A Pain Memory "Trace": Cumulative Pain Perception and Damping During Fight-or-Flight Response Modeled with a Lotka-Volterra-Style Coupled Feedback Control Loop System
J Pain Res. 2026 Jan 21;19:561278. doi: 10.2147/JPR.S561278. eCollection 2026.
ABSTRACT
INTRODUCTION: Unlike a single acute pain (such as a single animal bite), cumulative pain arises from multiple sources or occurrences of pain stimuli (eg, multiple animal bites). We earlier introduced a mathematical framework of a coupled feedback control loop using Lotka-Volterra dynamics to model the choreographed interaction between "ascending" and "descending" pain-processing pathways. This model is based on the premise that these pathways, rather than acting independently, should act in a coordinated, coupled, well-controlled feedback loop.
METHODS: In this work, we apply Lotka-Volterra dynamics - coupled first-order nonlinear differential equations used to describe the dynamics of biological systems in which two or more components interact - to examine the effect and magnitude of modulatory feedback (ie, "damping") on the response function (ie, pain perception) to the incidence of cumulative pain.

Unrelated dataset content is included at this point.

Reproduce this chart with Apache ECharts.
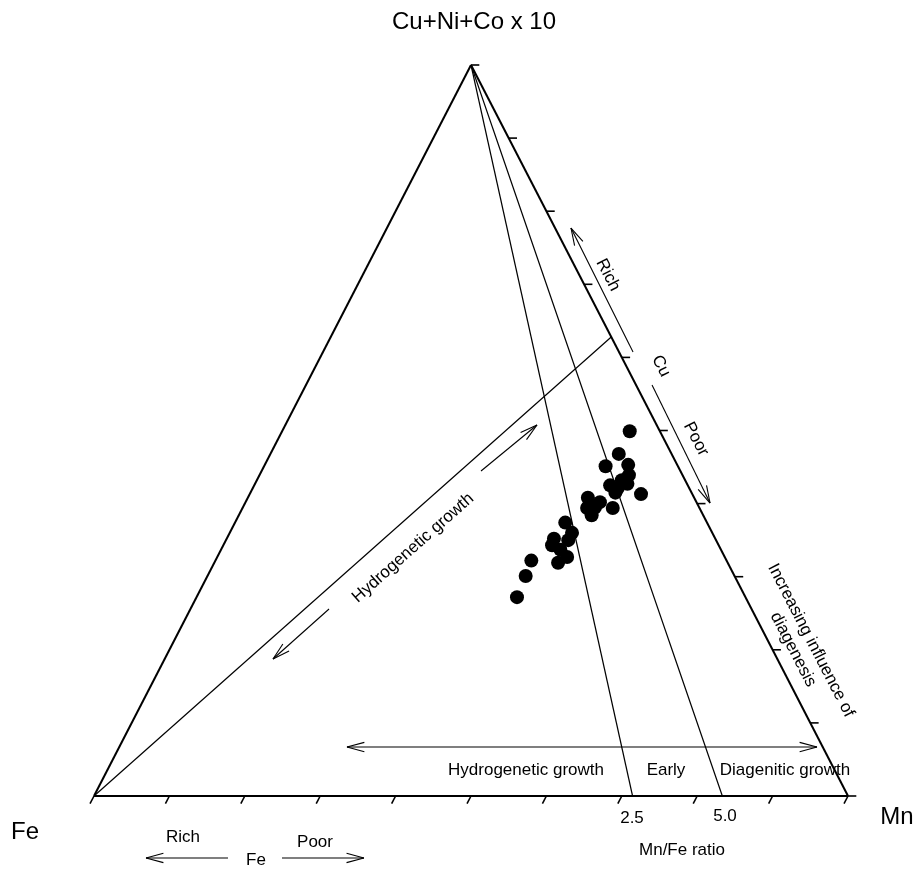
<!DOCTYPE html>
<html><head><meta charset="utf-8">
<script src="https://cdn.jsdelivr.net/npm/echarts@6/dist/echarts.min.js"></script>
<style>html,body{margin:0;padding:0;background:#fff}#c{width:918px;height:875px}</style>
</head><body><div id="c"></div>
<script>
// ---- data (percent, ternary: Cu+Ni+Co x10 / Mn / Fe) ----
const cuNiCo10 = [49.9,46.8,45.1,45.3,43.9,42.7,42.5,42.1,41.5,41.3,39.4,40.8,40.2,39.4,38.4,39.5,37.4,36.0,35.0,35.2,34.3,33.7,32.7,31.9,32.2,30.1,27.2,43.2];
const mnPct    = [46.1,46.2,45.3,48.2,49.0,49.4,47.2,48.4,48.4,51.9,49.1,45.1,47.0,45.7,46.8,46.7,43.8,45.4,45.4,43.4,43.6,45.0,46.4,45.6,41.9,42.2,42.5,48.4];
const fePct    = [4.0,7.0,9.6,6.5,7.1,7.9,10.3,9.5,10.1,6.8,11.5,14.1,12.8,14.9,14.8,13.8,18.8,18.6,19.6,21.4,22.1,21.3,20.9,22.5,25.9,27.7,30.3,8.4];
const mnFeRatios = [2.5, 5.0];
const ratioLabels = ['2.5', '5.0'];
const hydroLineEnd = [62.8, 37.2, 0]; // apex, Mn, Fe at right edge
const tickValues = [0,10,20,30,40,50,60,70,80,90,100];

// ternary -> cartesian (x = Mn + apex/2, y = apex)
function tern(a, m, f) { const s = a + m + f; a /= s; m /= s; return [m + a / 2, a]; }

const FE = tern(0,0,100), MN = tern(0,100,0), AP = tern(100,0,0);
const edges = [[...FE, ...MN, 0], [...MN, ...AP, 0], [...AP, ...FE, 0]];
const inner = [];
mnFeRatios.forEach(r => { const b = tern(0, r, 1); inner.push([...AP, ...b, 0]); });
inner.push([...FE, ...tern(...hydroLineEnd), 0]);
const ticks = [];
const tl = 0.0105;
tickValues.forEach(v => {
  const b = tern(0, v, 100 - v);            // bottom axis: parallel to left edge
  ticks.push([b[0], b[1], b[0] - tl / 2, b[1] - tl, 0]);
  const r = tern(v, 100 - v, 0);            // right axis: horizontal
  ticks.push([r[0], r[1], r[0] + tl * 1.05, r[1], 0]);
});
// annotation arrows in plot coordinates: x1,y1,x2,y2,heads(1=end,2=both)
const arrows = [
  [0.3355, 0.0670, 0.9589, 0.0670, 2],
  [0.5133, 0.4446, 0.5875, 0.5075, 1],
  [0.3117, 0.2558, 0.2374, 0.1874, 1],
  [0.7149, 0.6074, 0.6326, 0.7770, 1],
  [0.7401, 0.5622, 0.8170, 0.4008, 1],
  [0.1777, -0.0848, 0.0690, -0.0848, 1],
  [0.2493, -0.0848, 0.3580, -0.0848, 1]
];
const points = cuNiCo10.map((a, i) => tern(a, mnPct[i], fePct[i]));

function segRender(width) {
  return function (params, api) {
    const p1 = api.coord([api.value(0), api.value(1)]);
    const p2 = api.coord([api.value(2), api.value(3)]);
    const heads = api.value(4);
    const st = { stroke: '#000', lineWidth: width, fill: null };
    const ch = [{ type: 'line', shape: { x1: p1[0], y1: p1[1], x2: p2[0], y2: p2[1] }, style: st }];
    function head(tip, from) {
      const ang = Math.atan2(from[1] - tip[1], from[0] - tip[0]);
      const L = 18, d = 15 * Math.PI / 180;
      [ang - d, ang + d].forEach(t => ch.push({ type: 'line',
        shape: { x1: tip[0], y1: tip[1], x2: tip[0] + L * Math.cos(t), y2: tip[1] + L * Math.sin(t) }, style: st }));
    }
    if (heads >= 1) head(p2, p1);
    if (heads >= 2) head(p1, p2);
    return { type: 'group', children: ch };
  };
}
function segSeries(data, width) {
  return { type: 'custom', data: data, renderItem: segRender(width), clip: false, silent: true,
    dimensions: ['x1','y1','x2','y2','h'], encode: { x: [0, 2], y: [1, 3] }, z: 2 };
}

const FONT = '"Liberation Sans", Arial, sans-serif';
function txt(t, x, y, size, rotDeg) {
  return { type: 'text', x: x, y: y, rotation: (rotDeg || 0) * Math.PI / 180,
    style: { text: t, font: size + 'px ' + FONT, fill: '#000', align: 'center', verticalAlign: 'middle', lineHeight: size + 3 } };
}
const edgeRot = -Math.atan2(796 - 65, 848 - 472) * 180 / Math.PI;
const graphics = [
  txt('Cu+Ni+Co x 10', 474, 22, 24),
  txt('Fe', 25, 832, 24),
  txt('Mn', 897, 817, 24),
  txt('Rich', 183, 837, 17), txt('Fe', 256, 860, 17), txt('Poor', 315, 842, 17),
  txt('Hydrogenetic growth', 526, 770, 17), txt('Early', 666, 770, 17), txt('Diagenitic growth', 785, 770, 17),
  txt(ratioLabels[0], 632, 818, 17), txt(ratioLabels[1], 725, 816, 17), txt('Mn/Fe ratio', 682, 850, 17),
  txt('Hydrogenetic growth', 413, 548, 17, 41.5),
  txt('Rich', 608, 275, 17, edgeRot), txt('Cu', 661, 366, 17, edgeRot), txt('Poor', 696, 439, 17, edgeRot),
  txt('Increasing influence of\ndiagenesis', 802, 645, 17, edgeRot)
];

const chart = echarts.init(document.getElementById('c'));
chart.setOption({
  animation: false,
  backgroundColor: '#fff',
  grid: { left: 94, right: 70, top: 65, bottom: 79 },
  xAxis: { type: 'value', min: 0, max: 1, show: false },
  yAxis: { type: 'value', min: 0, max: 1, show: false },
  graphic: graphics,
  series: [
    segSeries(edges, 2),
    segSeries(inner, 1.2),
    segSeries(ticks, 1.6),
    segSeries(arrows, 1.1),
    { type: 'scatter', data: points, symbol: 'circle', symbolSize: 14,
      itemStyle: { color: '#000', opacity: 1 }, z: 5, silent: true }
  ]
});
</script></body></html>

RESULTS: Simulations demonstrate that our approach can model individual consecutive pain signals (i) if the inter-pain-signal time is larger than a certain threshold, (ii) if the magnitude of immediate consecutive pain signals differs, or (iii) if during superposition of (partially) concurrent pain signals the magnitude of the resulting superimposed pain signal changes during an ongoing pain signal event.
DISCUSSION: Our results suggest that pain perception declines after an initial stimulus, but does not immediately return to zero (or baseline); instead, it settles at a lower plateau level that persists essentially for the duration of the stimulus input. With each subsequent pain stimulus, the effect on the plateau level is cumulative, amounting essentially to a pain memory "trace". Therefore, in addition to a measure of the damage of an individual event (eg, a claw swipe), a herein newly-described measure of the cumulative damage is also monitored (eg, multiple claw strikes). This would provide two critical types of information helpful to make a decision to either fight or flee.